__DESCRIPTION OF THE TASK__
Filter these entries so that only lines with the word "this" remain.

BEGIN INPUT DATA

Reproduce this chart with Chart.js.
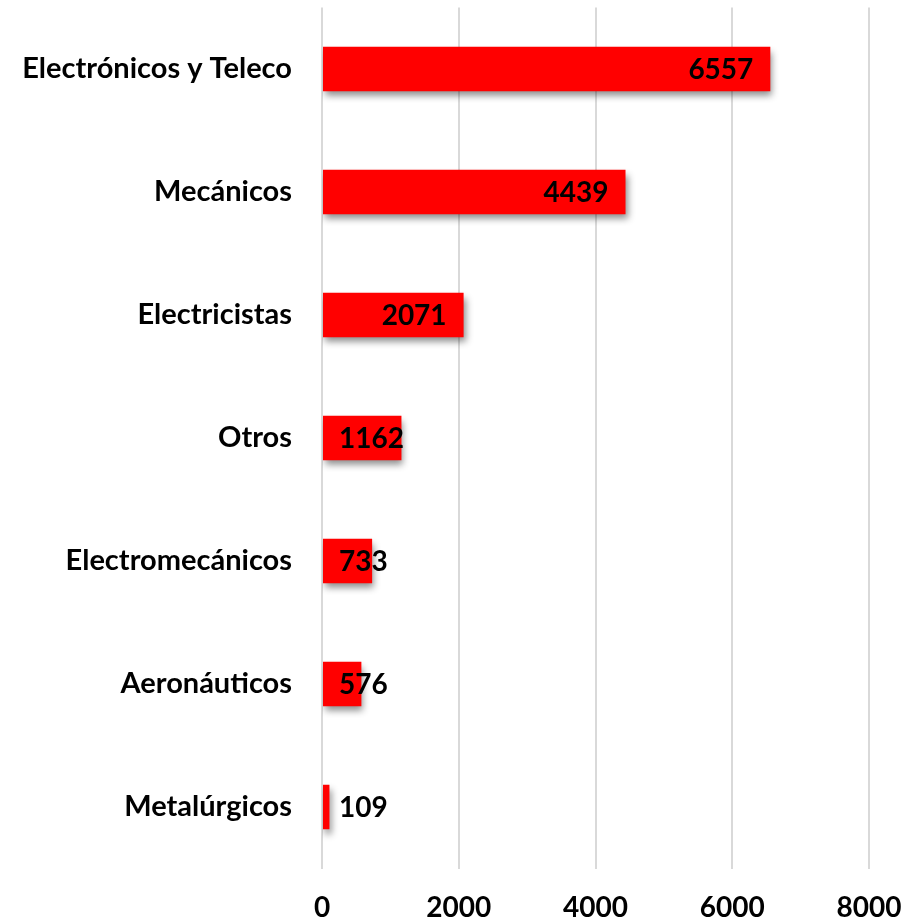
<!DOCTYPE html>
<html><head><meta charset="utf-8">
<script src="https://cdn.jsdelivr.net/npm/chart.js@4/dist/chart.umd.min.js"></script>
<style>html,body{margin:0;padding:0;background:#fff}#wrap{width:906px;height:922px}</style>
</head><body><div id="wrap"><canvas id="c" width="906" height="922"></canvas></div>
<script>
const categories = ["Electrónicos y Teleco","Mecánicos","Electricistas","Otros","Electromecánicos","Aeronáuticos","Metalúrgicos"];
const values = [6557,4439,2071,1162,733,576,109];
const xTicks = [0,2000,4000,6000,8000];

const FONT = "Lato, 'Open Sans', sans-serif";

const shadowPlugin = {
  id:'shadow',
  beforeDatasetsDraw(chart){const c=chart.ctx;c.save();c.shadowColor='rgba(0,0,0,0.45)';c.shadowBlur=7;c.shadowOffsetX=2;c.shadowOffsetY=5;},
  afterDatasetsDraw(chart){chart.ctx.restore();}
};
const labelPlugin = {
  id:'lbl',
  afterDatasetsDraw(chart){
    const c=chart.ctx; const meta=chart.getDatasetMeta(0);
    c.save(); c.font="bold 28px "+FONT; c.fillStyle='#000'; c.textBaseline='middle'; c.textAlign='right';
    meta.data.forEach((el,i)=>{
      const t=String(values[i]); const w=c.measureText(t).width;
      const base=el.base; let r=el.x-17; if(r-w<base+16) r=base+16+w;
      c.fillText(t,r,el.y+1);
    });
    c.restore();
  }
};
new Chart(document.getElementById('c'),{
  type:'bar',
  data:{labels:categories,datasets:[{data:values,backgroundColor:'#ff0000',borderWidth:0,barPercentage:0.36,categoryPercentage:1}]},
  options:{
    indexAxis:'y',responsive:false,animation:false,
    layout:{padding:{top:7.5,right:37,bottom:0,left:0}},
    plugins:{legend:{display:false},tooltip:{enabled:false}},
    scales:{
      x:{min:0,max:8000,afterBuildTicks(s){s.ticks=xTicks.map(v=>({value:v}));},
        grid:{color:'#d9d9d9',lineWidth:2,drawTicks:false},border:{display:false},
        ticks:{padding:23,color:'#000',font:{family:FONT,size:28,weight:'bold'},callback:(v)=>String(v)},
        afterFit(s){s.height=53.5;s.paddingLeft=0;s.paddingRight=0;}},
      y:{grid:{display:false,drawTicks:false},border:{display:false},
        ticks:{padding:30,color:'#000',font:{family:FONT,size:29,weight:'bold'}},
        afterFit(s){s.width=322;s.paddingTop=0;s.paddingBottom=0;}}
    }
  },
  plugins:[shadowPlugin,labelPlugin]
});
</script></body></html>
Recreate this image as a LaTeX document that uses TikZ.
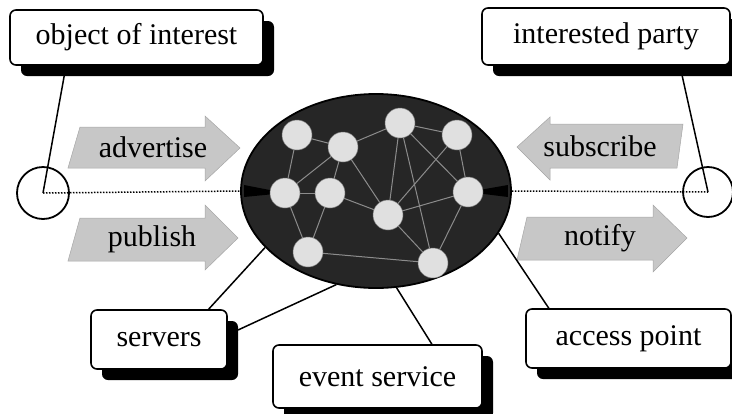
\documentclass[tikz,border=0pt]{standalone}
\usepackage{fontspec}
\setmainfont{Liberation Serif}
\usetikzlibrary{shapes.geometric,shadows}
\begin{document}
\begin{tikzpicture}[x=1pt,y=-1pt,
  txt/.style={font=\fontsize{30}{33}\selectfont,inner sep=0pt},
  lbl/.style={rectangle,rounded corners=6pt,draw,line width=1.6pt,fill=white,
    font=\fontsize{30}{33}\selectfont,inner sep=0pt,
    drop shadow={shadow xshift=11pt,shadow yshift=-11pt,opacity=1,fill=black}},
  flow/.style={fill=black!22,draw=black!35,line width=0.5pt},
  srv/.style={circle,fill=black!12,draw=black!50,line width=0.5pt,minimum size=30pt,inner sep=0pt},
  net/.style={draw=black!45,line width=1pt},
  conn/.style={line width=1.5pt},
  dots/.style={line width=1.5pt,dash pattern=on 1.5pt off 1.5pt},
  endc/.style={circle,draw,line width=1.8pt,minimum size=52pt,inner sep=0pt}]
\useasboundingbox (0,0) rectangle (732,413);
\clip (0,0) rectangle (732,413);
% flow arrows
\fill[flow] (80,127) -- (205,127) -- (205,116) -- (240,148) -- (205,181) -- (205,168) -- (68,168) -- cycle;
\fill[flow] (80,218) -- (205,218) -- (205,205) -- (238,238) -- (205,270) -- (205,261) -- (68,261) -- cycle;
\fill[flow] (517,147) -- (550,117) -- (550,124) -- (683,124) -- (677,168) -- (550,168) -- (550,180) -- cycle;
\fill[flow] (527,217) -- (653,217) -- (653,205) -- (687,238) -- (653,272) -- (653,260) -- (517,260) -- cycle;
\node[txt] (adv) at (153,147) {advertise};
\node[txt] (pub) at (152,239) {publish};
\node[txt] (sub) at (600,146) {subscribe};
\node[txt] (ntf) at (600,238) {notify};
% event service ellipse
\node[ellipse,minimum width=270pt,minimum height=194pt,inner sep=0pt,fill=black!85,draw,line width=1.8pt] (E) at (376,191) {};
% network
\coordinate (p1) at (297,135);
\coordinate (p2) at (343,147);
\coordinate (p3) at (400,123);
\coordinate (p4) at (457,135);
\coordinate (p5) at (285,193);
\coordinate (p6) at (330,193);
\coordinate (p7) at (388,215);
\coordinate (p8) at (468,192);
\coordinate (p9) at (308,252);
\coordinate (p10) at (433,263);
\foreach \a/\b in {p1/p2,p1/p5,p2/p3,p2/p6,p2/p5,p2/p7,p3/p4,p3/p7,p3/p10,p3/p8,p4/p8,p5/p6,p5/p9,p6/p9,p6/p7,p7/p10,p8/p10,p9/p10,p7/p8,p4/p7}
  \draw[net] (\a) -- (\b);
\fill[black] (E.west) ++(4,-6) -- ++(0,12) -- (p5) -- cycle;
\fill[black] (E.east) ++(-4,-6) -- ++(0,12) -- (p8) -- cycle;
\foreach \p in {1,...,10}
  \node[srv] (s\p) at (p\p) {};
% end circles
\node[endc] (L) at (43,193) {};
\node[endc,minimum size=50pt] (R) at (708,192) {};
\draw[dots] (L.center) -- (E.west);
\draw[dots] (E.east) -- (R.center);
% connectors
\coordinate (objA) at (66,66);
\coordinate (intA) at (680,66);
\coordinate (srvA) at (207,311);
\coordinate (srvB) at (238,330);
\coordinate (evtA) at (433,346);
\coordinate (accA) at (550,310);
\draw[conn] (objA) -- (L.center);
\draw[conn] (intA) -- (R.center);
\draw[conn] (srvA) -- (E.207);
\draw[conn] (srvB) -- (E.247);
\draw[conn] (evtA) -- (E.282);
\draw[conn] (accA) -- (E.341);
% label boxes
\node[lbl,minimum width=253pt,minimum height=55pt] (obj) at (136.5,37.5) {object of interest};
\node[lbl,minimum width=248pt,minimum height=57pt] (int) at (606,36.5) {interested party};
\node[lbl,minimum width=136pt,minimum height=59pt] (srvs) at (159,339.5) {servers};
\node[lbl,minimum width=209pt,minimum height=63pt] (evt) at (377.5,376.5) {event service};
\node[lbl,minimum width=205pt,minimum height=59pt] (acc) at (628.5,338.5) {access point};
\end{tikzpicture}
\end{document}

END INPUT DATA

__TASK RESULT__
Reproduce this chart with Chart.js.
Recreate this image as a LaTeX document that uses TikZ.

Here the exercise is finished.